3年目か4年目の頃になると仕事も増えた。ちょうどその当時隣の空き地で立ち小便をしていたところ、畑をしていた地主が立ち上がって私のところへ来た。「清川さん、この土地ほしんやろの」と言った。私は「はい」と応えた。すると地主は「清川さんは弟やで金ないやろうで、月賦で分けてあげてもいいんにゃざ」と言って下さった。その人は森下喜代治さんのお父さんである。

 この話を母にしたところ「そんな良い話なら買わんとあかん。なにを考えているの」と言うだけであった。母に相談したのは訳があった。「それなら金を貸してやるわ」と言ってくれるものと期待していたが見事に外れた。

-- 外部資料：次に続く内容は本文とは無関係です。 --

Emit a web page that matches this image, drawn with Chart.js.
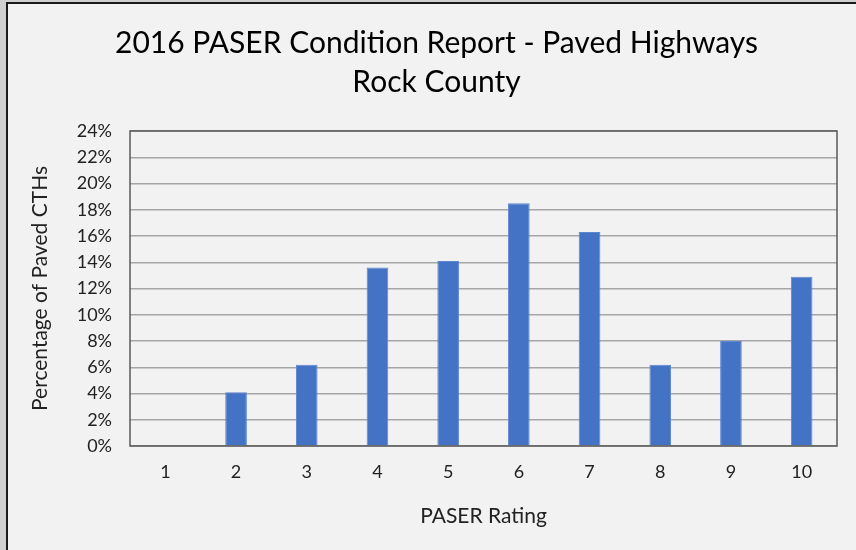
<!DOCTYPE html>
<html>
<head>
<meta charset="utf-8">
<script src="https://cdn.jsdelivr.net/npm/chart.js@4"></script>
<style>
  html, body { margin: 0; padding: 0; background: #f2f2f2; }
  #wrap { width: 856px; height: 550px; }
</style>
</head>
<body>
<div id="wrap"><canvas id="paserChart" width="856" height="550"></canvas></div>
<script>
// data
const ratings = ['1', '2', '3', '4', '5', '6', '7', '8', '9', '10'];
const percentCTH = [0, 4.1, 6.2, 13.6, 14.1, 18.5, 16.3, 6.2, 8.0, 12.9];
const yTicks = [0, 2, 4, 6, 8, 10, 12, 14, 16, 18, 20, 22, 24];

const FONT = 'Lato, "Open Sans", sans-serif';

// background, outer frame and plot box
const framePlugin = {
  id: 'frame',
  afterLayout(chart) {
    // title in the reference sits a little right of the canvas centre
    chart.titleBlock.left += 13;
    chart.titleBlock.right += 13;
  },
  beforeDraw(chart) {
    const c = chart.ctx;
    c.save();
    c.fillStyle = '#f2f2f2';
    c.fillRect(0, 0, chart.width, chart.height);
    c.fillStyle = '#d0d0d0';
    c.fillRect(0, 0, 6, chart.height);
    c.fillRect(0, 0, chart.width, 2);
    c.fillStyle = '#1a1a1a';
    c.fillRect(6, 2, 2, chart.height - 2);
    c.fillRect(6, 2, chart.width - 6, 2);
    c.restore();
  },
  afterDatasetsDraw(chart) {
    const a = chart.chartArea;
    const c = chart.ctx;
    c.save();
    c.strokeStyle = '#595959';
    c.lineWidth = 1.5;
    c.strokeRect(a.left, a.top, a.right - a.left, a.bottom - a.top);
    c.restore();
  }
};

new Chart(document.getElementById('paserChart'), {
  type: 'bar',
  data: {
    labels: ratings,
    datasets: [{
      label: 'Percentage of Paved CTHs',
      data: percentCTH,
      backgroundColor: '#4472c4',
      borderColor: '#5b86d0',
      borderWidth: 1,
      categoryPercentage: 1.0,
      barPercentage: 0.306
    }]
  },
  options: {
    responsive: false,
    animation: false,
    layout: { padding: { left: 10, right: 19, top: 14, bottom: 14 } },
    plugins: {
      legend: { display: false },
      tooltip: { enabled: false },
      title: {
        display: true,
        text: ['2016 PASER Condition Report - Paved Highways', 'Rock County'],
        color: '#000',
        font: { family: FONT, size: 30, weight: 'normal', lineHeight: '39px' },
        padding: { top: 10, bottom: 29 }
      }
    },
    scales: {
      x: {
        grid: { display: false, drawTicks: false },
        border: { display: false },
        ticks: { color: '#222', padding: 15, font: { family: FONT, size: 18 } },
        title: {
          display: true,
          text: 'PASER Rating',
          color: '#222',
          font: { family: FONT, size: 21 },
          padding: { top: 0, bottom: 7 }
        },
        afterFit(scale) { scale.height = 90; }
      },
      y: {
        min: 0,
        max: 24,
        afterBuildTicks(scale) { scale.ticks = yTicks.map(v => ({ value: v })); },
        grid: { color: '#a6a6a6', lineWidth: 1.5, drawTicks: false },
        border: { display: false },
        ticks: {
          color: '#222',
          padding: 18,
          font: { family: FONT, size: 18 },
          callback: v => v + '%'
        },
        title: {
          display: true,
          text: 'Percentage of Paved CTHs',
          color: '#222',
          font: { family: FONT, size: 21 },
          padding: { top: 18, bottom: 0 }
        },
        afterFit(scale) { scale.width = 120; }
      }
    }
  },
  plugins: [framePlugin]
});
</script>
</body>
</html>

母いわく「その金は自分で工面してこなあかん。親に頼ったらあかん、男やろう」とあっさりと断られた。

  その当時なんと言う母親と思ったものである。今にして思えば商売や事業と言うものは人に甘えたり頼ったりしてはやっていけないと言う教訓であったと思う。ライオンの親は子供を谷底へ突き落として世の中の厳しさや生きる大変さを教えると言われている。

  母にして見れば心では金を貸してやりたかったと思う。心を鬼にして金は貸せないといった意味がこの年になって良く解る。人に頼るな、自分で切り開けと言うことであった。これも子を持って親の気持ちが解ると言うが全くその通りである。

これが初めての大きな借金である。